Selon NBC, la veille, Donald Trump avait dit à Jim Mattis et au général Joe Dunford, chef d’état-major inter-armées américain, qu’il fallait remplacer le général John Nicholson, qui dirige les forces américaines et de l’OTAN en Afghanistan. La Maison Blanche s’est refusée à tout commentaire et la porte-parole du Pentagone, Dana White a simplement indiqué que « le général Nicholson a toute la confiance du ministre Mattis ». Deux semaines après cette réunion, le général Nicholson est encore en poste et plusieurs élus ont pris jeudi sa défense.

Pendant ce temps, la situation en Afghanistan ne fait qu’empirer. Plus de 2.500 policiers et soldats afghans ont été tués entre le 1er janvier et le 8 mai. Les forces américaines, supposées ne pas participer aux combats, subissent également des pertes. Neuf militaires ont été tués cette année, dont deux à Kandahar mercredi. Le niveau des pertes américaines pour 2017 est déjà équivalent à celui de l’ensemble de l’année 2016.

« Pas de stratégie pour réussir »

Cette impression d’hésitations et d’approximations est accentuée par la valse des responsables au sein des équipes de sécurité de la Maison Blanche. Le conseiller à la Sécurité nationale, le général HR McMaster, qui participe à l’élaboration d’une nouvelle stratégie en Afghanistan, a limogé mercredi son directeur du renseignement, Ezra Cohen-Watnick. Ce départ suit celui du conseiller pour le Moyen-Orient, Derek Harvey, au mois de juillet.
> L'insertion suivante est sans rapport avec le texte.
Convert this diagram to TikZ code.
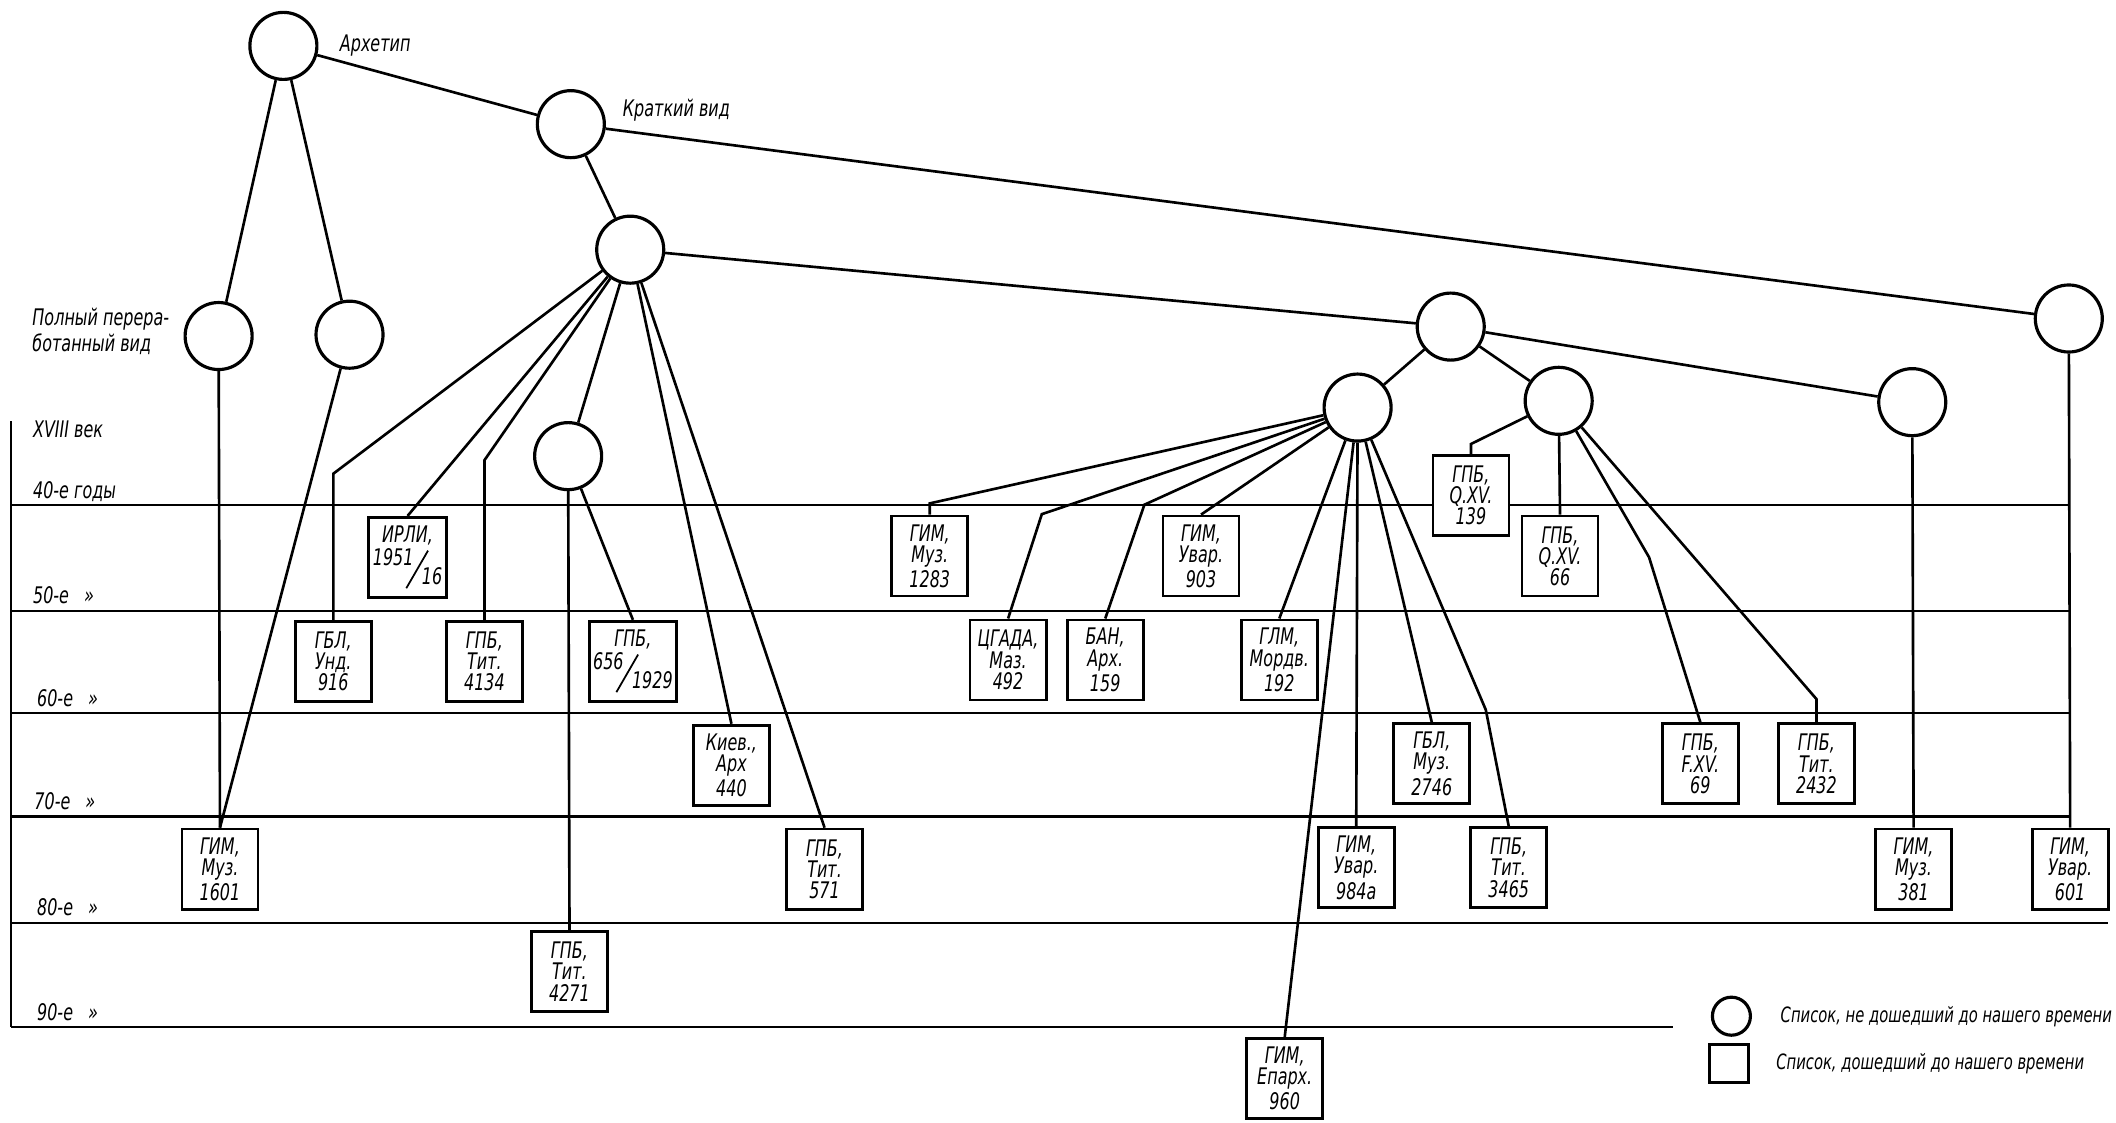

Selon des responsables du Pentagone, Jim Mattis envisage d’envoyer un peu moins de 4.000 soldats supplémentaires en Afghanistan, avec pour mission d’assister et de former les forces afghanes. Selon le New York Times, le conseiller stratégique du président, Steve Bannon, et le beau-fils de Donald Trump, Jared Kushner, ont avancé l’idée de confier les tâches de sécurité en Afghanistan à des entrepreneurs privés plutôt qu’à des soldats américains.
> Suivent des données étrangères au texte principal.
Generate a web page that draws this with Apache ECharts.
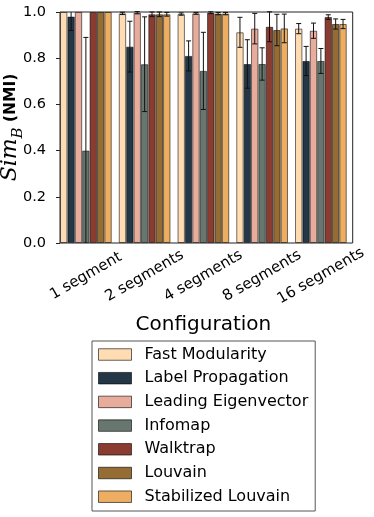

Un responsable du gouvernement afghan cité mercredi par le Military Times affirme qu’Eric Prince, l’ancien chef de la société de sécurité privée Blackwater à la réputation sulfureuse durant la guerre en Irak, a même proposé de fournir une force aérienne privée.

Le sénateur républicain John McCain a fait part cette semaine de son exaspération face à l’absence de politique afghane de Donald Trump. Le sénateur de l’Arizona a indiqué que si une nouvelle stratégie n’était pas dévoilée d’ici le mois de septembre, il donnerait la sienne, basée sur « les conseils de certains de nos meilleurs chefs militaires ». « Il n’y a toujours pas de stratégie pour réussir en Afghanistan », a regretté John McCain.

Au cours d’une visite au Pentagone le mois dernier, Donald Trump s’est vu demander s’il comptait envoyer davantage de troupes en Afghanistan. « On verra », a répondu le président américain avant de changer de sujet.